There are, however, 18 other possible entrapment sites of the median nerve, the most common of which is at the pronator teres muscle in your forearm which, when contracted, turns the palm down. As I type this article, my pronator teres muscles are under constant, low grade contraction, thereby placing a mild but constant pressure on my median nerve. How many of us type for hours a day? How many of us drive our cars or operate machinery where our hands are palm down? With this in mind, it is easy to comprehend why this median nerve entrapment, called Pronator Teres Syndrome (PTS) is actually much more common than CTS.
So how do you know when you have CTS versus all the other median nerve entrapments in the body, including PTS? It comes down to where you feel the symptoms. The median nerve sprouts from the spinal cord in the neck, travels down the arm, and before entering the carpal tunnel, splits into two branches. One branch passes through the carpal tunnel and supplies sensation to the thumb, index, middle and neighbouring half of the ring finger. The other branch passes over the carpal tunnel and supplies sensation to the palm of the hand. Therefore, if you have loss of sensation (pins and needles, numbness or tingling) in the fingers mentioned, but in not the palm of the hand, it is likely you have a case of true CTS. If you have loss of sensation in these fingers, as well as the palm of the hand, then the nerve is pinched prior to entering the carpal tunnel and further testing by a chiropractor or related professional is required to gain a definitive diagnosis.

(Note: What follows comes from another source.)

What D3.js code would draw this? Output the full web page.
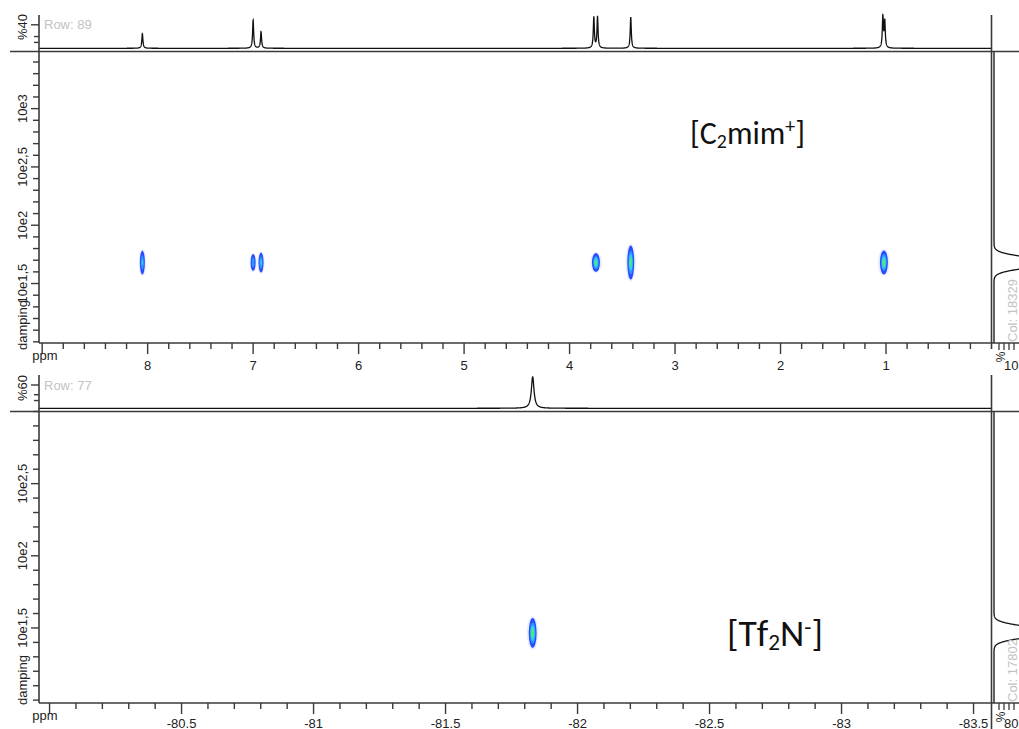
<!DOCTYPE html>
<html><head><meta charset="utf-8">
<script src="https://cdn.jsdelivr.net/npm/d3@7"></script>
<style>
body{margin:0;background:#fff;}
svg{display:block;font-family:"Liberation Sans",Arial,sans-serif;}
</style>
</head><body>
<svg id="c" width="1019" height="729"></svg>
<script>
// ================= DATA =================
// --- top panel : [C2mim+] (1H DOSY) ---
const topRowLabel = "Row: 89";
const topColLabel = "Col: 18329";
const topSpecAxisLabel = "%40";
const topProjAxisLabel = "10";
const topXMajorTicks = [9, 8, 7, 6, 5, 4, 3, 2, 1];
const topXTickLabels = ["", "8", "7", "6", "5", "4", "3", "2", "1"];
const topYMajorTicks = [3, 2.5, 2, 1.5];
const topYTickLabels = ["10e3", "10e2,5", "10e2", "10e1,5"];
const topSpecTicks = [40, 20, 10];
// 1D row spectrum (ppm, height %)
const topPeakPpm    = [8.05, 7.00, 6.925, 3.77, 3.735, 3.42, 1.03, 1.012];
const topPeakHeight = [25,   48,   28,    53,   53,    53,   53,   45];
// DOSY cross peaks
const topSpotPpm        = [8.05, 7.00, 6.925, 3.75, 3.42, 1.02];
const topSpotLogD       = [1.68, 1.68, 1.68,  1.68, 1.68, 1.68];
const topSpotSpreadPpm  = [0.024, 0.024, 0.024, 0.038, 0.033, 0.038];
const topSpotSpreadLogD = [0.103, 0.073, 0.086, 0.081, 0.146, 0.103];
const topSpotIntensity  = [0.55, 0.5, 0.6, 0.85, 0.85, 0.9];
// column projection (logD, height %, width)
const topProjLogD   = [1.68];
const topProjHeight = [300];
const topProjSigma  = [0.043];
const topIonLabel = ["[C", "2", "mim", "+", "]"];

// --- bottom panel : [Tf2N-] (19F DOSY) ---
const botRowLabel = "Row: 77";
const botColLabel = "Col: 17802";
const botSpecAxisLabel = "%60";
const botProjAxisLabel = "80";
const botXMajorTicks = [-80, -80.5, -81, -81.5, -82, -82.5, -83, -83.5];
const botXTickLabels = ["", "-80.5", "-81", "-81.5", "-82", "-82.5", "-83", "-83.5"];
const botYMajorTicks = [2.5, 2, 1.5];
const botYTickLabels = ["10e2,5", "10e2", "10e1,5"];
const botSpecTicks = [60, 35, 20];
const botPeakPpm    = [-81.83];
const botPeakHeight = [81];
const botSpotPpm        = [-81.83];
const botSpotLogD       = [1.465];
const botSpotSpreadPpm  = [0.015];
const botSpotSpreadLogD = [0.104];
const botSpotIntensity  = [0.9];
const botProjLogD   = [1.472];
const botProjHeight = [300];
const botProjSigma  = [0.035];
const botIonLabel = ["[Tf", "2", "N", "-", "]"];

const dampingLabel = "damping";
const ppmLabel = "ppm";

// ================= DRAWING =================
const svg = d3.select("#c");
const AX = "#3a3a3a", GREY = "#c3c3c3";
const spotLevels = [0.1, 0.3, 0.5, 0.7];
const spotColor = d3.scaleOrdinal(spotLevels, ["#2a4cff", "#2a96ff", "#34cdee", "#48ec74"]);

function drawPanel(p) {
  const g = svg.append("g");
  const x = d3.scaleLinear(p.xDomain, [p.left, p.right]);
  const y = d3.scaleLinear(p.yDomain, [p.bottom, p.top]);
  const ys = d3.scaleLinear([0, p.specTicks[0]], [p.specBase, p.specTopTick]);
  const xp = d3.scaleLinear([0, 100], [p.right + 2.5, p.right + 22.5]);

  // --- DOSY spots ---
  const sg = g.append("g");
  p.spotPpm.forEach((pp, i) => {
    const I = p.spotInt[i];
    const cx = x(pp), cy = y(p.spotLogD[i]);
    const rx0 = Math.abs(x(pp + p.spotSp[i]) - cx);
    const ry0 = Math.abs(y(p.spotLogD[i] + p.spotSd[i]) - cy);
    sg.append("ellipse").attr("cx", cx).attr("cy", cy)
      .attr("rx", rx0 * 1.5).attr("ry", ry0 * 1.12).attr("fill", "#e8eeff");
    spotLevels.filter(c => c < I).forEach(c => {
      const f = Math.sqrt(Math.log(I / c) / Math.log(I / spotLevels[0]));
      sg.append("ellipse").attr("cx", cx).attr("cy", cy)
        .attr("rx", Math.max(0.8, rx0 * f)).attr("ry", ry0 * f)
        .attr("fill", spotColor(c));
    });
  });

  // --- 1D row spectrum ---
  const pts = [];
  const lo = Math.min(...p.xDomain), hi = Math.max(...p.xDomain);
  const step = (hi - lo) / 12000;
  for (let v = lo; v <= hi; v += step) {
    let s = 0;
    p.peakPpm.forEach((c, k) => {
      const d = (v - c) / p.peakGamma;
      s += p.peakHeight[k] / (1 + d * d);
    });
    pts.push([v, s]);
  }
  g.append("path").datum(pts)
    .attr("d", d3.line().x(d => x(d[0])).y(d => ys(d[1])))
    .attr("fill", "none").attr("stroke", "#111").attr("stroke-width", 1.3);

  // --- column projection (right) ---
  const ppts = [];
  for (let v = p.yDomain[0]; v <= p.yDomain[1]; v += 0.001) {
    let s = 0;
    p.projLogD.forEach((c, k) => {
      const d = (v - c) / p.projSigma[k];
      s += p.projHeight[k] * Math.exp(-0.5 * d * d);
    });
    ppts.push([v, s]);
  }
  g.append("path").datum(ppts)
    .attr("d", d3.line().x(d => xp(d[1])).y(d => y(d[0])))
    .attr("fill", "none").attr("stroke", "#111").attr("stroke-width", 1.3);

  // --- frame lines ---
  const line = (x1, y1, x2, y2, w) => g.append("line").attr("x1", x1).attr("y1", y1)
    .attr("x2", x2).attr("y2", y2).attr("stroke", AX).attr("stroke-width", w || 1.6);
  line(10, p.top, 1019, p.top);                 // top border
  line(p.left, p.axisTop, p.left, p.bottom);    // left axis
  line(p.right, p.axisTop, p.right, p.rightEnd); // right border
  line(p.left, p.bottom, 1019, p.bottom);       // bottom axis

  // --- x ticks ---
  const majors = p.xMajor;
  const minors = [];
  const mstep = p.minorStep;
  const start = Math.ceil(lo / mstep - 1e-6), end = Math.floor(hi / mstep + 1e-6);
  for (let k = start; k <= end; k++) {
    const v = +(k * mstep).toFixed(3);
    if (!majors.some(m => Math.abs(m - v) < 1e-6)) minors.push(v);
  }
  minors.filter(v => x(v) > p.left + 2 && x(v) < p.right - 2).forEach(v => line(x(v), p.bottom, x(v), p.bottom + 6, 1.4));
  majors.forEach((v, i) => {
    line(x(v), p.bottom, x(v), p.bottom + 11, 1.4);
    if (p.xLabels[i]) g.append("text").attr("x", x(v)).attr("y", p.bottom + p.labelOff)
      .attr("text-anchor", "middle").attr("font-size", 13).attr("fill", "#222").text(p.xLabels[i]);
  });
  g.append("text").attr("x", 45).attr("y", p.bottom + 17).attr("text-anchor", "middle")
    .attr("font-size", 13).attr("fill", "#222").text(ppmLabel);

  // --- y ticks ---
  const ylo = Math.ceil(p.yDomain[0] * 10 - 1e-6), yhi = Math.floor(p.yDomain[1] * 10 + 1e-6);
  for (let k = ylo; k <= yhi; k++) {
    const v = k / 10;
    const isMaj = p.yMajor.some(m => Math.abs(m - v) < 1e-6);
    line(p.left - (isMaj ? 8 : 6), y(v), p.left, y(v), 1.4);
  }
  p.yMajor.forEach((v, i) => {
    g.append("text").attr("transform", `translate(26.5,${y(v)}) rotate(-90)`)
      .attr("text-anchor", "middle").attr("font-size", 13).attr("fill", "#222").text(p.yLabels[i]);
  });
  g.append("text").attr("transform", `translate(26.5,${p.dampingY}) rotate(-90)`)
    .attr("text-anchor", "middle").attr("font-size", 13).attr("fill", "#222").text(dampingLabel);

  // --- 1D spectrum axis ---
  p.specTicks.forEach((v, i) => line(p.left - (i === 0 ? 8 : 5), ys(v), p.left, ys(v), 1.4));
  g.append("text").attr("transform", `translate(26.5,${p.specLabelY}) rotate(-90)`)
    .attr("text-anchor", "middle").attr("font-size", 13).attr("fill", "#222").text(p.specLabel);
  g.append("text").attr("x", 44).attr("y", p.specTopTick + 4.5)
    .attr("font-size", 13).attr("fill", GREY).text(p.rowLabel);

  // --- projection axis (bottom right) ---
  [25, 50, 75, 100].forEach(v => line(xp(v), p.bottom, xp(v), p.bottom + 7, 1.3));
  g.append("text").attr("transform", `translate(1005,${p.bottom + 14}) rotate(-90)`)
    .attr("text-anchor", "middle").attr("font-size", 12).attr("fill", "#222").text("%");
  g.append("text").attr("x", 1004).attr("y", p.bottom + p.labelOff)
    .attr("font-size", 13).attr("fill", "#222").text(p.projLabel);
  g.append("text").attr("transform", `translate(1016.5,${p.bottom - 1}) rotate(-90)`)
    .attr("font-size", 13).attr("fill", GREY).text(p.colLabel);

  // --- ion label ---
  const t = g.append("text").attr("x", p.ionX).attr("y", p.ionY)
    .attr("font-family", "Carlito, Calibri, Lato, sans-serif").attr("font-size", 27).attr("fill", "#111");
  const parts = p.ion;
  t.append("tspan").text(parts[0]);
  t.append("tspan").attr("font-size", "0.62em").attr("dy", 4).text(parts[1]);
  t.append("tspan").attr("dy", -4).text(parts[2]);
  t.append("tspan").attr("font-size", "0.62em").attr("dy", -11).text(parts[3]);
  t.append("tspan").attr("dy", 11).text(parts[4]);
  const w = t.node().getComputedTextLength();
  t.attr("font-size", 27 * p.ionW / w);
}

drawPanel({
  xDomain: [9.03, 0.0], yDomain: [0.99, 3.49],
  left: 39, right: 991.5, top: 51.5, bottom: 343, axisTop: 15, rightEnd: 349, labelOff: 26.5,
  specBase: 48.3, specTopTick: 24.8, specTicks: topSpecTicks, specLabel: topSpecAxisLabel, specLabelY: 27,
  rowLabel: topRowLabel, colLabel: topColLabel, projLabel: topProjAxisLabel,
  xMajor: topXMajorTicks, xLabels: topXTickLabels, minorStep: 0.2,
  yMajor: topYMajorTicks, yLabels: topYTickLabels, dampingY: 325,
  peakPpm: topPeakPpm, peakHeight: topPeakHeight, peakGamma: 0.006,
  spotPpm: topSpotPpm, spotLogD: topSpotLogD, spotSp: topSpotSpreadPpm, spotSd: topSpotSpreadLogD, spotInt: topSpotIntensity,
  projLogD: topProjLogD, projHeight: topProjHeight, projSigma: topProjSigma,
  ion: topIonLabel, ionX: 690, ionY: 144, ionW: 115
});

drawPanel({
  xDomain: [-79.96, -83.568], yDomain: [0.98, 3.0],
  left: 39, right: 991.5, top: 411.5, bottom: 703, axisTop: 375, rightEnd: 729, labelOff: 24.5,
  specBase: 408.3, specTopTick: 385, specTicks: botSpecTicks, specLabel: botSpecAxisLabel, specLabelY: 388,
  rowLabel: botRowLabel, colLabel: botColLabel, projLabel: botProjAxisLabel,
  xMajor: botXMajorTicks, xLabels: botXTickLabels, minorStep: 0.1,
  yMajor: botYMajorTicks, yLabels: botYTickLabels, dampingY: 680,
  peakPpm: botPeakPpm, peakHeight: botPeakHeight, peakGamma: 0.006,
  spotPpm: botSpotPpm, spotLogD: botSpotLogD, spotSp: botSpotSpreadPpm, spotSd: botSpotSpreadLogD, spotInt: botSpotIntensity,
  projLogD: botProjLogD, projHeight: botProjHeight, projSigma: botProjSigma,
  ion: botIonLabel, ionX: 727, ionY: 646, ionW: 96
});
</script>
</body></html>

Proper diagnosis is essential to ensure effective, efficient treatment. Treatment to the wrist, if the nerve is pinched at the elbow or neck, is not going to work. Incorrect diagnosis is one reason why surgery is often not curative. Another reason is that the surgery entails cutting of the skin and fascia to allow removal of scar tissue from the carpal ligament, but in doing so more scar tissue is formed as the body heals from the cutting. In an area that is already anatomically crammed, the scar tissue from the surgery is enough to continue to compress the nerve, even after the original scar tissue has been removed from the ligament.
A safer, more conservative form of treatment that has been shown to be highly effective at treating carpal tunnel syndrome and related nerve entrapments is Active Release Techniques (ART®). ART® is a hands-on treatment that targets scar tissue deposited on soft tissues placed under repetitive strain. When a muscle (eg. pronator teres) is held in a contracted position, it leads to decreased blood flow and hypoxia (decreased oxygen) in the muscle, and the body eventually forms thick fibrous tissue, called scar tissue, along the muscle fibres. If adhesions contact the nerve, you feel numbness, tingling and pins and needles. ART®, in conjunction with other modalities, such as cold laser therapy, ergonomic changes and proper exercises, can safely and effectively cure CTS, PTS and other nerve entrapments.